Le procès de cinq journalistes turcs poursuivis pour avoir critiqué une décision de justice bloquant la tenue d’une conférence sur les Arméniens sous l’empire ottoman s’est tenu mardi dans la confusion à Istanbul.
Dès l’ouverture de l’audience, les avocats de la partie civile, membres de l’association des juristes nationalistes dont la plainte est à l’origine des poursuites, ont réclamé à grands cris l’expulsion d’un « certain nombre d’étrangers » interférant selon eux avec le fonctionnement de la justice turque.
Les avocats de la partie civile désignaient l’eurodéputé écologiste et co-président du comité parlementaire conjoint turco-européen Joost Lagendjik, venu suivre un procès perçu par l’Union européenne comme un test de plus de la volonté d’Ankara de respecter la liberté d’expression.
Puis la partie civile a ensuite copieusement sifflé les avocats de la défense, obligeant le juge à faire intervenir une unité de la police anti-émeute pour constituer un cordon de sécurité et faire évacuer, sous les coups de poing, le juriste nationaliste le plus turbulant de la salle d’audience.
Dés que calme fut revenu, les journalistes ont pu exposer leur point de vue face à l’accusation d’insulte aux tribunaux et de tentative d’influencer la justice pour avoir dénoncé dans leurs colonnes la décision d’une cour interdisant l’organisation à Istanbul, en septembre 2005, d’une conférence sur les Arméniens sous l’empire Ottoman qui devait évoquer pour la première fois depuis la création de la république turque le génocide commis en Anatolie à l’encontre de la population arménienne.
Devant le tribunal Hasan Cemal, éditorialiste du quotidien libéral Milliyet, a déclaré « j’ai écrit en conscience que la volonté d’empêcher la tenue d’une conférence universitaire était une atteinte à la liberté d’expression, à la liberté universitaire et à la démocratie ».
M. Cemal et ses confrères du quotidien libéral Radikal Ismet Berkan, Erol Katircioglu, Haluk Sahin et Murat Belge, risquent de six mois à 10 ans de prison pour leurs prises de position.
La réunion d’universitaires critiques de la version officielle du génocide commis entre 1915 et 1917 avait finalement eu lieu avec un jour de retard, le gouvernement encourageant sa tenue.

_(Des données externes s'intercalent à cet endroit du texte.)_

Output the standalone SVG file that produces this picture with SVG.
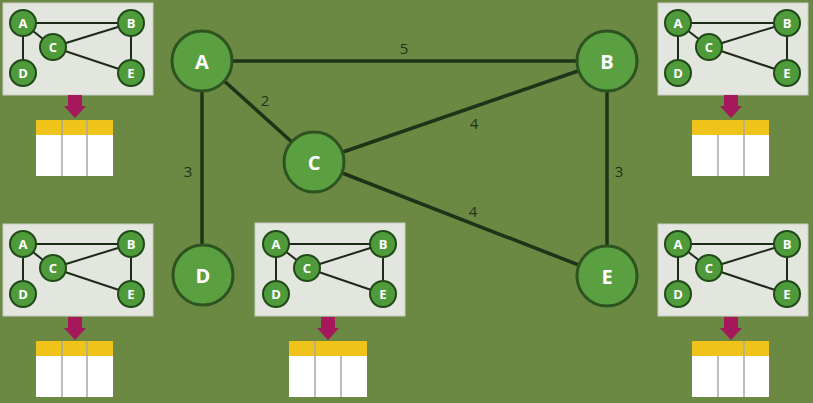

Les avocats de la défense ont réclamé l’abandon des poursuites, estimant que les prévenus n’avaient fait qu’exercer leur droit d’expression et que la cour n’était pas habilitée à juger des délits touchant le prestige et le fonctionnement de l’Etat sur la base de plaintes individuelles.
La partie civile a pour sa part exigé un changement de juge, accusant le magistrat en place de « ne pas se comporter impartialement ».
Le juge a ordonné le report de l’audience au 11 avril pour prendre le temps d’examiner ces demandes.
« Il y a un droit à la critique et tout le monde en Turquie devrait être libre de critiquer l’armée ou la justice. Si les cinq sont condamnés il y aura des conséquences pour le processus de négociations avec l’UE », a déclaré à la presse M. Lagendijk à l’issue de l’audience.